Under the Civil Code, a void marriage differs from a voidable marriage in the following ways:
1) a void marriage is nonexistent - i.e., there was no marriage from the beginning - while in a voidable marriage, the marriage is valid until annulled by a competent court;
2) a void marriage cannot be ratified, while a voidable marriage can be ratified by cohabitation;
3) being nonexistent, a void marriage can be collaterally attacked, while a voidable marriage cannot be collaterally attacked;
4) in a void marriage, there is no conjugal partnership and the offspring are natural children by legal fiction, while in voidable marriage there is conjugal partnership and the children conceived before the decree of annulment are considered legitimate; and
5) "in a void marriage no judicial decree to establish the invalidity is necessary," while in a voidable marriage there must be a judicial decree.

Emphasizing the fifth difference, this Court has held in the cases of People v. Mendoza, People v. Aragon, and Odayat v. Amante, that the Civil Code contains no express provision on the necessity of a judicial declaration of nullity of a void marriage.

It must be emphasized that the enactment of the Family Code rendered the rulings in Odayat, Mendoza, and Aragon inapplicable to marriages celebrated after 3 August 1988. A judicial declaration of absolute nullity of marriage is now expressly required where the nullity of a previous marriage is invoked for purposes of contracting a second marriage. A second marriage contracted prior to the issuance of this declaration of nullity is thus considered bigamous and void.

Republic v Tampus G.R. No. 214243, March 16, 2016

Facts:
Respondent Nilda was married to Dante on November 29, 1975 in Cordova, Cebu. The marriage ceremony was solemnized by Municipal Judge Julian B. Pogoy of Cordova, Cebu. Three days thereafter, or on December 2, 1975, Dante, a member of the Armed Forces of the Philippines (AFP), left respondent, and went to Jolo, Sulu where he was assigned. The couple had no children.

Since then, Nilda heard no news from Dante. She tried everything to locate· him, but her efforts proved futile. Thus, on April 14, 2009, she filed before the RTC a petition to declare Dante as presumptively dead for the purpose of remarriage, alleging that after the lapse of thirty-three (33) years without any kind of communication from him, she firmly believes that he is already dead.


RTC granted Nilda's petition. It found that Dante left the conjugal dwelling sometime in 1975 and from then on, Nilda never heard from him again despite diligent efforts to locate him. In this light, she believes that he had passed away especially since his last assignment was a combat mission. Moreover, the RTC found that the absence of thirty-three (33) years was sufficient to give rise to the presumption of death. CA affirmed the RTC Decision.
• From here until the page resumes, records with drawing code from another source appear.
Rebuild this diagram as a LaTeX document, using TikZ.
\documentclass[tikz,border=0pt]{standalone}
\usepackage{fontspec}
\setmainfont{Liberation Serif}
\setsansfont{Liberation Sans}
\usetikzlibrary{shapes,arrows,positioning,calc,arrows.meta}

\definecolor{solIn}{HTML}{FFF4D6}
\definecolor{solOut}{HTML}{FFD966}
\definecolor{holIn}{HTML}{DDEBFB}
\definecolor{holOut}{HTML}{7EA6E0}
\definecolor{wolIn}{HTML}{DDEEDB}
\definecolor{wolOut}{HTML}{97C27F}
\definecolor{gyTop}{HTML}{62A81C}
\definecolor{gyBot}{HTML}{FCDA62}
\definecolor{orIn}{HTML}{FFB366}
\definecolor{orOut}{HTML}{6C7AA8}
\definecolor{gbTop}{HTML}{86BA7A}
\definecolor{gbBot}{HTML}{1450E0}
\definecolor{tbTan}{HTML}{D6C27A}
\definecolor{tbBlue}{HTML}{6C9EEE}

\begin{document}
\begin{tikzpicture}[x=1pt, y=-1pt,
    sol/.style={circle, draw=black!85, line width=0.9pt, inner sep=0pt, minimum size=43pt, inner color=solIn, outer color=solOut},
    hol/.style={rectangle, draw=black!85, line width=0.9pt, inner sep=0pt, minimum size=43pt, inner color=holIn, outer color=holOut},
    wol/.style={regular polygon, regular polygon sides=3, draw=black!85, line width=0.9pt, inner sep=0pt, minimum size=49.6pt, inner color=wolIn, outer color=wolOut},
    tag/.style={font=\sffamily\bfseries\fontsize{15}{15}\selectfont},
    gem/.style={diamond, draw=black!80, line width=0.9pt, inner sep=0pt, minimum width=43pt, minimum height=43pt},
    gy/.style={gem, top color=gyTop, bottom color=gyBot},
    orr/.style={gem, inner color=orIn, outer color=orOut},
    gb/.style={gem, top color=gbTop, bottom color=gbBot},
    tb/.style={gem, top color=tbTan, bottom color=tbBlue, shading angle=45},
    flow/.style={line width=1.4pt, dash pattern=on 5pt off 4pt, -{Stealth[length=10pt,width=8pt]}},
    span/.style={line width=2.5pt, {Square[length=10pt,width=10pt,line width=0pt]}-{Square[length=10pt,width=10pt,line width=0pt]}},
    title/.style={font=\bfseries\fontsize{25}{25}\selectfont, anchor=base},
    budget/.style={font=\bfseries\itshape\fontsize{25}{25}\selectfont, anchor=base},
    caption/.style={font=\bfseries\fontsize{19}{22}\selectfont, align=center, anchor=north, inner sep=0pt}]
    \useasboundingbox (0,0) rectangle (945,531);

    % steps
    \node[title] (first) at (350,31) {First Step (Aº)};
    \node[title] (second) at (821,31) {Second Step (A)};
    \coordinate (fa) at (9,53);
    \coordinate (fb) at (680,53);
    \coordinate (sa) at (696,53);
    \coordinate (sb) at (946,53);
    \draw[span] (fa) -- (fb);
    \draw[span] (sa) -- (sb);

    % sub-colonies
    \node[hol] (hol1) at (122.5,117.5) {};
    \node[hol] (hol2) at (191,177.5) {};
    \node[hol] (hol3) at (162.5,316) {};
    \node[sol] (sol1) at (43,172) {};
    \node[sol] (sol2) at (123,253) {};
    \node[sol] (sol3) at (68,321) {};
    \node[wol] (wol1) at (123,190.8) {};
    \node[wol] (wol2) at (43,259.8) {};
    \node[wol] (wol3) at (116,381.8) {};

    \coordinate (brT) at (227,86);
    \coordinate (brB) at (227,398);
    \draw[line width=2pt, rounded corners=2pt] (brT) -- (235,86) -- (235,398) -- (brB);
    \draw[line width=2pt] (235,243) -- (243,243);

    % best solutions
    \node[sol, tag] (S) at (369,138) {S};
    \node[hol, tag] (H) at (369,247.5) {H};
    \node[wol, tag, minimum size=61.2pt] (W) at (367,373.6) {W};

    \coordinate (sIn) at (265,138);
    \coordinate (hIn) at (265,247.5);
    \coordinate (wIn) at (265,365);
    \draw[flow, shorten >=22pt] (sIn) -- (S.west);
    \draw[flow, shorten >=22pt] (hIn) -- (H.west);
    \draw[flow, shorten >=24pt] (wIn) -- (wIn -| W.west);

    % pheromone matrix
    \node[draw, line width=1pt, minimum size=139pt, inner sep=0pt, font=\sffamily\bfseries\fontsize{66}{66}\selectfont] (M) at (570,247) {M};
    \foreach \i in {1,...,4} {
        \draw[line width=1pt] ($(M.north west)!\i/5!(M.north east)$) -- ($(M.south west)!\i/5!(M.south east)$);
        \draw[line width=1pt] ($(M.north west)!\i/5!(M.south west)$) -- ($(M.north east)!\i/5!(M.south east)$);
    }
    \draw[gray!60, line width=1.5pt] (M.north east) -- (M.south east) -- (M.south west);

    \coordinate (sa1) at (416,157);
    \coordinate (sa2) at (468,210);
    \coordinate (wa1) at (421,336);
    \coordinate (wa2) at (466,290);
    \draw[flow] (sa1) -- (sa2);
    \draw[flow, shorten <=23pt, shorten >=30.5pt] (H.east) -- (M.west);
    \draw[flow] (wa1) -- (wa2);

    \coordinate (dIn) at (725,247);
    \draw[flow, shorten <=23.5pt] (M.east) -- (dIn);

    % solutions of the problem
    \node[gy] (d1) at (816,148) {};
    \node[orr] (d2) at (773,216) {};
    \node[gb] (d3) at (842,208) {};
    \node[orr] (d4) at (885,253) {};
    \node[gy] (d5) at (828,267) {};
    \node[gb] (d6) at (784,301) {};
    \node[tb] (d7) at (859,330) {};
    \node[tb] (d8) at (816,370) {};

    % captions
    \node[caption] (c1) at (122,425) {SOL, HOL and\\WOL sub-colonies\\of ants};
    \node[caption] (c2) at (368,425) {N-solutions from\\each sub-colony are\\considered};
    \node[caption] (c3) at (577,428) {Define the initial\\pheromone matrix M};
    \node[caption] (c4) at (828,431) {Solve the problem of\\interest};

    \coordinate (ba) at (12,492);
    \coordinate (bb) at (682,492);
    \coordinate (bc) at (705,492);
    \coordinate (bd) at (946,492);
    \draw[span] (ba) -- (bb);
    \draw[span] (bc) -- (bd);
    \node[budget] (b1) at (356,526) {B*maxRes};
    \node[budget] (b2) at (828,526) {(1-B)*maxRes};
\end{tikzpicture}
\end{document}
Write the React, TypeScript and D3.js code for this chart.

Issue: Whether Dante has been correctly declared as presumptively dead.

Ruling: No.
In this case, Nilda testified that after Dante's disappearance, she tried to locate him by making inquiries with his parents, relatives, and neighbors as to his whereabouts, but unfortunately, they also did not know where to find him. Other than making said inquiries, however, Nilda made no further efforts to find her husband. She could have called or proceeded to the AFP headquarters to request information about her husband, but failed to do so. She did not even seek the help of the authorities or the AFP itself in finding him. She could have inquired from the AFP on the status of the said mission, or from the members of the AFP who were assigned thereto.

To the Court's mind, therefore, Nilda failed to actively look for her missing husband, and her purported earnest efforts to find him by asking Dante's parents, relatives, and friends did not satisfy the strict standard and degree of diligence required to create a "well-founded belief' of his death.

Furthermore, Nilda did not present Dante's family, relatives, or neighbors as witnesses who could have corroborated her asseverations that she earnestly looked for Dante. These resource persons were not even named.

Finally, other than Nilda's bare testimony, no other corroborative evidence had been offered to support her allegation that she exerted efforts to find him but was unsuccessful. What appears from the facts as. established in this case was that Nilda simply allowed the passage of time without actively and diligently searching for her husband, which the Court cannot accept as constituting a "well-founded belief' that her husband is dead.

Whether or not the spouse present acted on a well-founded belief of death of the absent spouse depends upon the inquiries to be drawn from a great many circumstances occurring before and after the disappearance of the absent spouse and the nature and extent of the inquiries made by the present spouse.

Ratio:
Before a judicial declaration of presumptive death can be obtained, it must be shown that the prior spouse had  been absent for four consecutive years and the present spouse had a well-founded belief that the prior spouse was already dead.

Under Article 41 of the Family Code, there are four (4) essential requisites for the declaration of presumptive death:
1)    that the absent spouse has been missing for four (4) consecutive years, or two (2) consecutive years if the disappearance occurred where there is danger of death under the circumstances laid down in Article 391 of the Civil Code;
2)    that the present spouse wishes to remarry;
3)    that the present spouse has a well-founded belief that the absentee is dead; and
4)    (4) that the present spouse files a summary proceeding for the declaration of presumptive death of the absentee.

The burden of proof rests on the present spouse to show that all the foregoing requisites under Article 41 of the Family Code exist. He who alleges a fact has the burden of proving it and mere allegation is not evidence.

The "well-founded belief' in the absentee's death requires the present spouse to prove that his/her belief was the result of diligent and reasonable efforts to locate the absent spouse and that based on these efforts and inquiries, he/she believes that under the circumstances, the absent spouse is already dead. It necessitates exertion of active effort, not a passive one. As such, the mere absence of the spouse for such periods prescribed under the law, lack of any news that such absentee spouse is still alive, failure to communicate, or general presumption of absence under the Civil Code would not suffice.